Items from a data source
****

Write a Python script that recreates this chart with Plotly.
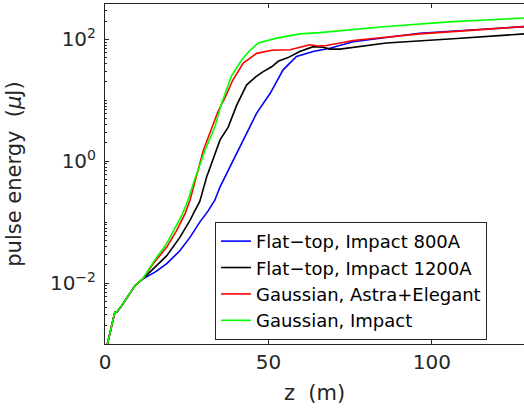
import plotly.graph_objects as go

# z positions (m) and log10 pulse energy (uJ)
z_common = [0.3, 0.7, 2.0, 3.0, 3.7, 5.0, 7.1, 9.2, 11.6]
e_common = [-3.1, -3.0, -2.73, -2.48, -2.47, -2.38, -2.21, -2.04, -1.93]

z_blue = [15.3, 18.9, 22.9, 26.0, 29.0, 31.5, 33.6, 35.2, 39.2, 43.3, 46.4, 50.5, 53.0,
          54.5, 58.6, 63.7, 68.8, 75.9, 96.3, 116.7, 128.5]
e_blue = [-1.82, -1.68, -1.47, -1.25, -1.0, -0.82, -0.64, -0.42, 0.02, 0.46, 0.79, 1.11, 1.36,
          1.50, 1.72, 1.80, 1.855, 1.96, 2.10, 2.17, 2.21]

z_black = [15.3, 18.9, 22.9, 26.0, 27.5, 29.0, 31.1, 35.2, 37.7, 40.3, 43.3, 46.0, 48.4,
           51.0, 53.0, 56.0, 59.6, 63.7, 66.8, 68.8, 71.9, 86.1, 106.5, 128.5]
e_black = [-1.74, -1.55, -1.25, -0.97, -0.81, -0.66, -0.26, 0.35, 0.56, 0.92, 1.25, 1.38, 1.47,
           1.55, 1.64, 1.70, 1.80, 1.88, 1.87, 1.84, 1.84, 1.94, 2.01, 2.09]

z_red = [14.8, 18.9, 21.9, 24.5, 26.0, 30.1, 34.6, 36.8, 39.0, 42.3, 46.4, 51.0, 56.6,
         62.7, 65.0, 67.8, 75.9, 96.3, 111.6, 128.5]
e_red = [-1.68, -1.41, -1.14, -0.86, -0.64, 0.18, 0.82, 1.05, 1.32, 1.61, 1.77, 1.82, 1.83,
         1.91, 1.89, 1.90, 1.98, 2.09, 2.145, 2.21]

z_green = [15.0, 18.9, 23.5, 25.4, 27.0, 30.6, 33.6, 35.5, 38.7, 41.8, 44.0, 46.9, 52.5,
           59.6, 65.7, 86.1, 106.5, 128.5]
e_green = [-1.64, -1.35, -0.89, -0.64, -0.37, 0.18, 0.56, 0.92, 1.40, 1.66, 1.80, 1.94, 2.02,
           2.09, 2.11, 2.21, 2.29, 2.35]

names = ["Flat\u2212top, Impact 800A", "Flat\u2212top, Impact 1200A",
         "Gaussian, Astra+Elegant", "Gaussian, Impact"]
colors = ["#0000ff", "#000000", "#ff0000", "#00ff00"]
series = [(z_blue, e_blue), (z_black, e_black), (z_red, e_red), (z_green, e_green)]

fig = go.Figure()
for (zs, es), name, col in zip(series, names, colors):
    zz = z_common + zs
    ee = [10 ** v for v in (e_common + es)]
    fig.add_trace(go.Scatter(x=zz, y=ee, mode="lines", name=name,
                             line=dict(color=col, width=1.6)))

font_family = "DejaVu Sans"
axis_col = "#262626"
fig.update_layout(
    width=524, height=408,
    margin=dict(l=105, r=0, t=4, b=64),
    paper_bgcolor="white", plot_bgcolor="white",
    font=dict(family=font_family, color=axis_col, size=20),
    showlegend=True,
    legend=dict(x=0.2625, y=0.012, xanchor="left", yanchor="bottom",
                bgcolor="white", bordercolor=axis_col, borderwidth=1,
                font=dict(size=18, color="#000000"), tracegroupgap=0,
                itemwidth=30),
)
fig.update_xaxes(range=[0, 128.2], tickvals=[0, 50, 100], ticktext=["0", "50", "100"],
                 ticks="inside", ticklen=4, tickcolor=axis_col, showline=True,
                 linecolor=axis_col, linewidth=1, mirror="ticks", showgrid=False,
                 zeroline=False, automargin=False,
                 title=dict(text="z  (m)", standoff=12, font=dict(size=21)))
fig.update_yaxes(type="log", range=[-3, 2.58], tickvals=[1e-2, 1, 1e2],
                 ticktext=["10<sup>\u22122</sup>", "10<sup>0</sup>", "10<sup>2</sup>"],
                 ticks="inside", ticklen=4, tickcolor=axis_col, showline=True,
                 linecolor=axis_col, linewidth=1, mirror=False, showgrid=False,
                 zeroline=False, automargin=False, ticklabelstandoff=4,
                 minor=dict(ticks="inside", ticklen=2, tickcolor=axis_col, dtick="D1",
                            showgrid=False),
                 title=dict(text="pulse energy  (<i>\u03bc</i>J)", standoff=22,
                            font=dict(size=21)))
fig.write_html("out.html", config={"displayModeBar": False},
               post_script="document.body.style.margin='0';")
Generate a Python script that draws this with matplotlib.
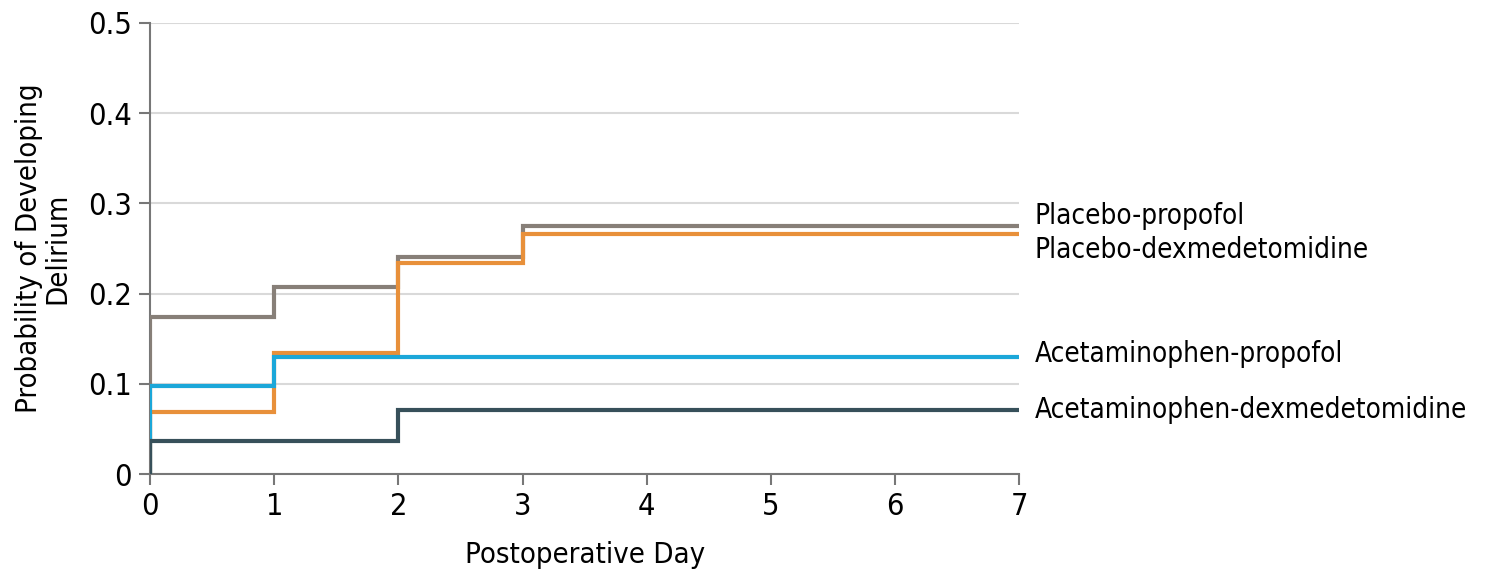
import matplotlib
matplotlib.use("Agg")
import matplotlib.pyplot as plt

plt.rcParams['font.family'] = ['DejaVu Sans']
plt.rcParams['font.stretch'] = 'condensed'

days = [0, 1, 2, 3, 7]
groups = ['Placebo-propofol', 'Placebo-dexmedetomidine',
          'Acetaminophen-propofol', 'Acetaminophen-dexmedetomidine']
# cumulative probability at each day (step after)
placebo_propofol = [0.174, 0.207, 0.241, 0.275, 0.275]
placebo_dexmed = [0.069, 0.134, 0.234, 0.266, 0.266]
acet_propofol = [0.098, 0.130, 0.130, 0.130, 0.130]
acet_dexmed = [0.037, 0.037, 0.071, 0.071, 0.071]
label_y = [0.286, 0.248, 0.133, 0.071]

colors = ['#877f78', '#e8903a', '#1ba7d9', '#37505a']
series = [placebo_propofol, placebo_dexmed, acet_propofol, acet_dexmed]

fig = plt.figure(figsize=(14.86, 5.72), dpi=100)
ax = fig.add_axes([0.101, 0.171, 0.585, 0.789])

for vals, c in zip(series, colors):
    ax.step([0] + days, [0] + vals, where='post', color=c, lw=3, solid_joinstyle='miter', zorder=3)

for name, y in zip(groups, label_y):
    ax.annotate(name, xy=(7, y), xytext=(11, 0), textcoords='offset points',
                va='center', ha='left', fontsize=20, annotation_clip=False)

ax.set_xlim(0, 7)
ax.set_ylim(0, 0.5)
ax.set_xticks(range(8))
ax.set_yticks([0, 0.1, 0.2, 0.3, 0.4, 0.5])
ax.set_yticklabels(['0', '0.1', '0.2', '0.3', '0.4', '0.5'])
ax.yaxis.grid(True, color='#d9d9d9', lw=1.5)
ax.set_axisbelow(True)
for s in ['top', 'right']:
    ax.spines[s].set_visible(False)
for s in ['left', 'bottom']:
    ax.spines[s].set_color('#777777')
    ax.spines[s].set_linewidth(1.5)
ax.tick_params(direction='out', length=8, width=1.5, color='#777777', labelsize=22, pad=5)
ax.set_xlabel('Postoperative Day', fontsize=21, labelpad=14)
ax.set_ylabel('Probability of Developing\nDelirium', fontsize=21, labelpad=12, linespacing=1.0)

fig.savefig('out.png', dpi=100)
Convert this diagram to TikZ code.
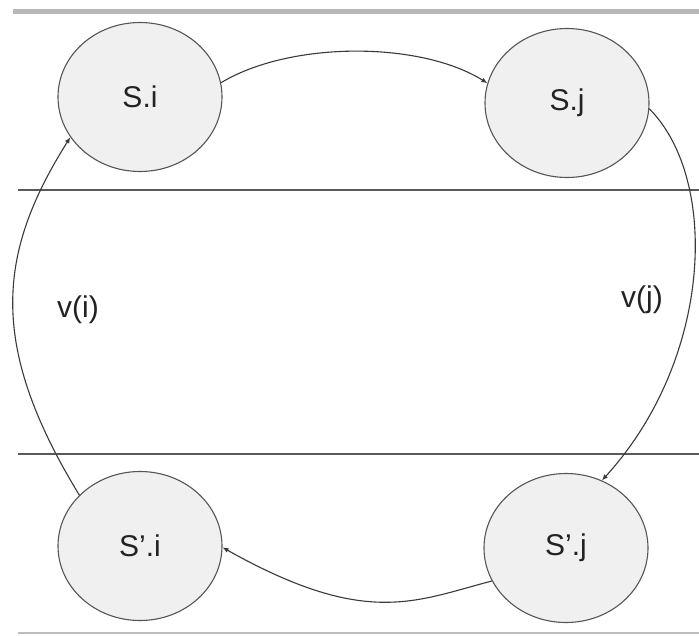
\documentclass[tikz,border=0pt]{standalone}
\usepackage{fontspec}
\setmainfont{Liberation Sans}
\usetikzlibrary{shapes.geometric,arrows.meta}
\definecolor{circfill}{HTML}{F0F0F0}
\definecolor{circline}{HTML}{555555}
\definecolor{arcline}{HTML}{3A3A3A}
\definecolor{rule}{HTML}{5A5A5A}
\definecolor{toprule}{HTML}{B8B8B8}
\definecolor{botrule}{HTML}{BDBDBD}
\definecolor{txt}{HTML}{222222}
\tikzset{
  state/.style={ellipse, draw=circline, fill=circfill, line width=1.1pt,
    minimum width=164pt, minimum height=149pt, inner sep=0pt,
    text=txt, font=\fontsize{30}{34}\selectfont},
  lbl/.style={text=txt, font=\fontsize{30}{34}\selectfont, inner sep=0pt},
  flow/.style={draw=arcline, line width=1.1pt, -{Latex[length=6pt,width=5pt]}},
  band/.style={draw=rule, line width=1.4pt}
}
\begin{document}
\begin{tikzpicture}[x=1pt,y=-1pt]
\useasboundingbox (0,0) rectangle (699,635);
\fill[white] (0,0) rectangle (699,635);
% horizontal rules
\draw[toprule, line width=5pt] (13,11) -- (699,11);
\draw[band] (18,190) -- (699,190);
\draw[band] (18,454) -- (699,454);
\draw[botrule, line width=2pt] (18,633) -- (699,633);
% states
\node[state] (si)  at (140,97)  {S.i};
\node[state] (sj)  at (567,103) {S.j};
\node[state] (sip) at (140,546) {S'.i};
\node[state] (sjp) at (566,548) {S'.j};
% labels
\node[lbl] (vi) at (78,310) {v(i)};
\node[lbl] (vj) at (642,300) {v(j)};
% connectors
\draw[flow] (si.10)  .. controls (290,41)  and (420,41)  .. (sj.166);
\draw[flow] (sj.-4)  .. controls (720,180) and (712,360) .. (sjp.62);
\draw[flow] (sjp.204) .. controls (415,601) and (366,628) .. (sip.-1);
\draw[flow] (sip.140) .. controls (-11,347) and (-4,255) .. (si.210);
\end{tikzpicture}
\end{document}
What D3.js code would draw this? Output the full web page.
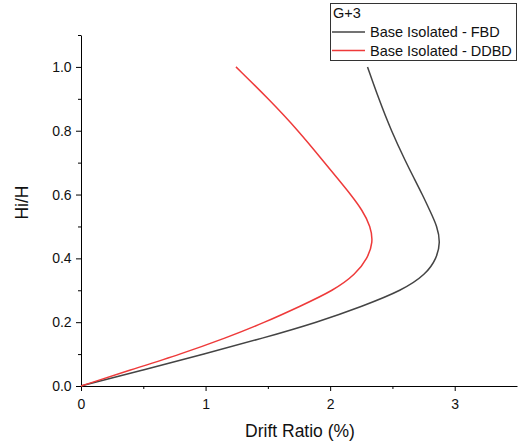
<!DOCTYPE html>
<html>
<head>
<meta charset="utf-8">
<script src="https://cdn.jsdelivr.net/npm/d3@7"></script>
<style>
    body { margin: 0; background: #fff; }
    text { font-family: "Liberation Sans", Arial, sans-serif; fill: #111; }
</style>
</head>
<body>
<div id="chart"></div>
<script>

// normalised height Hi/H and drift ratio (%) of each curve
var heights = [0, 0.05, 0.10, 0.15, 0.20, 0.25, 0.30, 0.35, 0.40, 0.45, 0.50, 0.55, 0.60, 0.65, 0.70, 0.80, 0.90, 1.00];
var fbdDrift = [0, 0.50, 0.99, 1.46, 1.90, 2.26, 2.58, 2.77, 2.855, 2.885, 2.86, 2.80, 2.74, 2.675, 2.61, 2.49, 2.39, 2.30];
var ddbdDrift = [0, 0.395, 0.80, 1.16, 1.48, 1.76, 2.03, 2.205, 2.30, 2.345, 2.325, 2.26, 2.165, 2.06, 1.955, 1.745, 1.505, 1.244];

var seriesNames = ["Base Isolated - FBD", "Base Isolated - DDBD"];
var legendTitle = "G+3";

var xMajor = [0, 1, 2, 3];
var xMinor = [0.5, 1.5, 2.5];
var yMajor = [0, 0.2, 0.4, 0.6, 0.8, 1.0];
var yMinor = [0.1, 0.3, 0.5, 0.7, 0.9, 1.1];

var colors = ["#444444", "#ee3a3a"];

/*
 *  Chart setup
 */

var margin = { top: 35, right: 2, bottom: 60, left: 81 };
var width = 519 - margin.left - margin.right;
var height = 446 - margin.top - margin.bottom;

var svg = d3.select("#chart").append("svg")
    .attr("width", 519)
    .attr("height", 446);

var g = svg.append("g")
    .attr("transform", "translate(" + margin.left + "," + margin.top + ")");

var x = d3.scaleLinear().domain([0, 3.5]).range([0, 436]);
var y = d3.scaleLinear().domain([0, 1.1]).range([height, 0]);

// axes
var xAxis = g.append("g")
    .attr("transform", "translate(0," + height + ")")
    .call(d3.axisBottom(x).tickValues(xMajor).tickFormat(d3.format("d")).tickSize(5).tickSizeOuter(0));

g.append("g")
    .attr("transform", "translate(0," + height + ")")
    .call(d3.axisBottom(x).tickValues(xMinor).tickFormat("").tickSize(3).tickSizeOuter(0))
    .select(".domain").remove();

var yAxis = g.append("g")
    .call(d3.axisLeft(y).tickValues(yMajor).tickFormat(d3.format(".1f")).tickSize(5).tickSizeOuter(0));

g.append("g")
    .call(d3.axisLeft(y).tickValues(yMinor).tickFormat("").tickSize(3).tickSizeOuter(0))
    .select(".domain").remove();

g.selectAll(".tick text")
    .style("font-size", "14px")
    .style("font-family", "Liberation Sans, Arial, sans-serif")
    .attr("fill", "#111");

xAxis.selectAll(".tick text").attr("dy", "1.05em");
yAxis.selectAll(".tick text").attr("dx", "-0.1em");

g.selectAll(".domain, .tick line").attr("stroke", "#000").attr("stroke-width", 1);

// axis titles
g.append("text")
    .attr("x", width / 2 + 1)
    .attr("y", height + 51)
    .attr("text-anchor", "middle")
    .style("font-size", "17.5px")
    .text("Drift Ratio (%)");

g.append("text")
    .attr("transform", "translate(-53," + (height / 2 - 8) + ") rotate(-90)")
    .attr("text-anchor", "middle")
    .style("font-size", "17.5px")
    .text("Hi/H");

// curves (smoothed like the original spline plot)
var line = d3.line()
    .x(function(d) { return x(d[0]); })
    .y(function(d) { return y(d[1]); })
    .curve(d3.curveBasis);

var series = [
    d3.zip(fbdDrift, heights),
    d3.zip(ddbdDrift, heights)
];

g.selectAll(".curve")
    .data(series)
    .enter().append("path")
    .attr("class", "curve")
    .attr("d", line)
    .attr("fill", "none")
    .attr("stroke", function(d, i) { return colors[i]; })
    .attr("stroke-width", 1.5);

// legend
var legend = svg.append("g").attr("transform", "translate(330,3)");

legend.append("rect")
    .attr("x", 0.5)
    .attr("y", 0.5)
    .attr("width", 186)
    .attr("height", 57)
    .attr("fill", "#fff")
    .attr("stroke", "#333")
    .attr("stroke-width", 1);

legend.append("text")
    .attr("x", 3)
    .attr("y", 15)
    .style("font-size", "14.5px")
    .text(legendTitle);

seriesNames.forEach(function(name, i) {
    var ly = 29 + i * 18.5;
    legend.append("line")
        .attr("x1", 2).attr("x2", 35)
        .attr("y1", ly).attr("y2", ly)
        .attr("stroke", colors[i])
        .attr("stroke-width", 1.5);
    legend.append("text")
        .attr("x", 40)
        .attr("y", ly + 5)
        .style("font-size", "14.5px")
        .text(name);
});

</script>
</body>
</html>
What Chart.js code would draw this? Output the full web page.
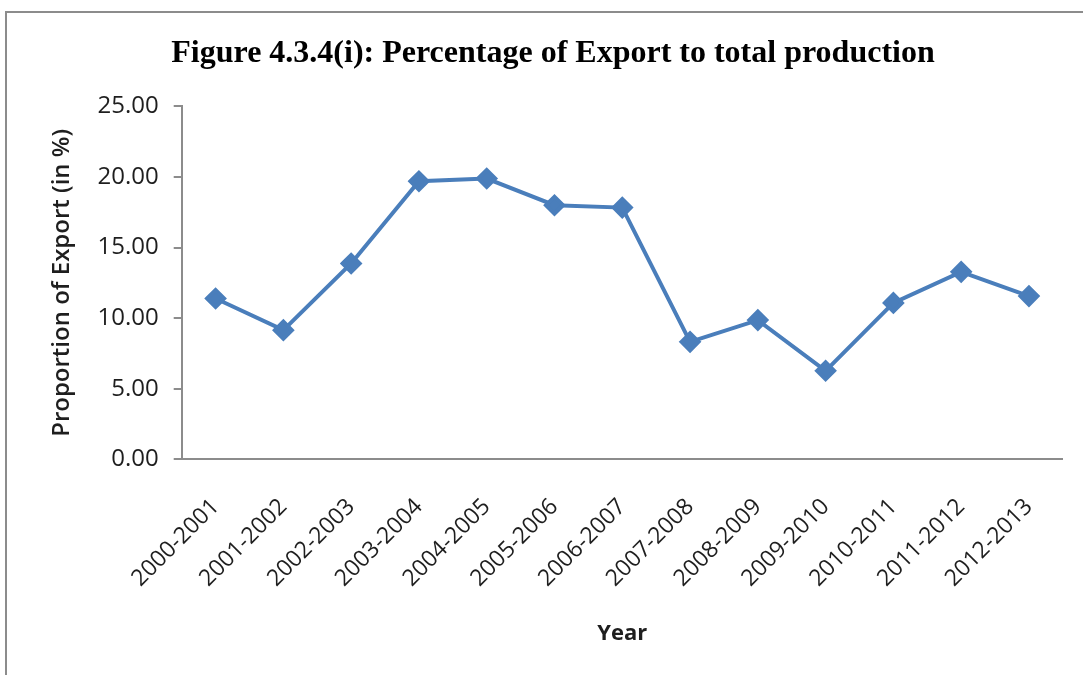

****

Description of the task: Begin at the top of the material above and output each line exactly, stopping after the line that holds "import plotly.graph_objects as go". Leave out pictures.

Result of this task:
Write a Python script that recreates this chart with Plotly.
import plotly.graph_objects as go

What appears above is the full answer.